Likewise, she argues, the more we habitually turn to our phones and other devices for virtual connections, the more we are losing the capacity for solitude — time spent alone in conversation with one’s self. Without solitude, we can’t really know ourselves — the prerequisite for forming genuine attachments to others. Isolation, anxiety, and depression, she cautions, are dangers of an unexamined and addictive use of technology. Turkle’s studies raise the question, “As we expect more from technology, do we expect less from each other?” My observations along the Camino lead me to answer “yes.”
More often than not, the time preceding or following dinner in an albergue was not as social as in years past before the Wi-Fi revolution. Instead, they were scenes of people together, but alone, sitting side by side buried in the screens of their phones, fingers texting, posting photos on Facebook, and occasionally talking with someone back home while interacting very little with other pilgrims in the same room.
Increasingly, the first question pilgrims ask these days upon arriving at an albergue, according to many hostel owners and volunteers (hospitaleros), is “Do you have Wi-Fi?” At the church-based, Dutch refuge in Villamayor de Monjardin, which has intentionally decided to not offer Wi-Fi as an amenity, a hospitalero told me sadly that many pilgrims leave once they hear that fact, sometimes adding many more kilometers to an already lengthy day of walking to find one that does.
The beauty of the Camino for me has been that you could put technology aside and leave the world back home. In its place, you immerse yourself in solitude, the kindness of strangers, fellowship, and conversation with your fellow travelers. To the degree that we allow ourselves to be transformed into device people hopelessly hooked on our smartphones and continuously occupied e-mailing, texting, Facebook liking, Skyping, watching YouTube videos, and playing Candy Crush, that kind of retreat will be in jeopardy.
While we saw pilgrims all around us in 2015 going at their electronic devices with seeming abandon and we lamented the losses brought about by such distraction, my wife and I felt some hard-won consolation by mid-trip. After weeks of battling and reasoning with our students combined with time on the trail, most of them came to see some wisdom in limiting their cell phone use while on the Camino. They were even a bit relieved to take a vacation from their online lives and were happier for it.
Given the fact that cell phone and social media use will remain a reality along the Camino from now on, our observations have taught us that we need to develop a more intentional set of rules to limit our use of this technology on future trips.
As Sherry Turkle observes, this technology, and our use of it, is still relatively new.

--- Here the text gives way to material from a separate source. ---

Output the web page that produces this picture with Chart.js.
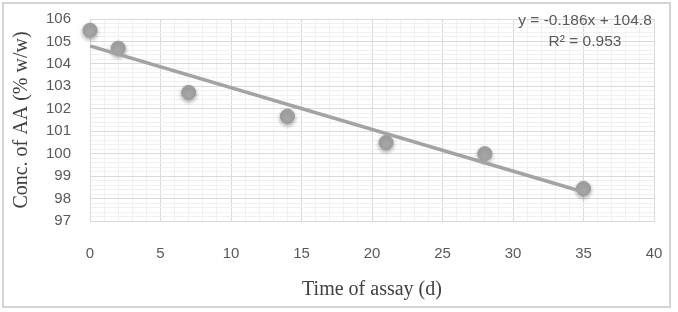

We are in the early stages of understanding not only what it can do, but also what it does to us. Hopefully, we will be able to step back and reconsider how we use our cell phones and where that technology is taking us. Most importantly, we must not allow it to steal our capacity for solitude and conversation, those twin paths to self-discovery and communion, which have animated the modern motivation for walking the road to Santiago and why so many people cherish their time on it.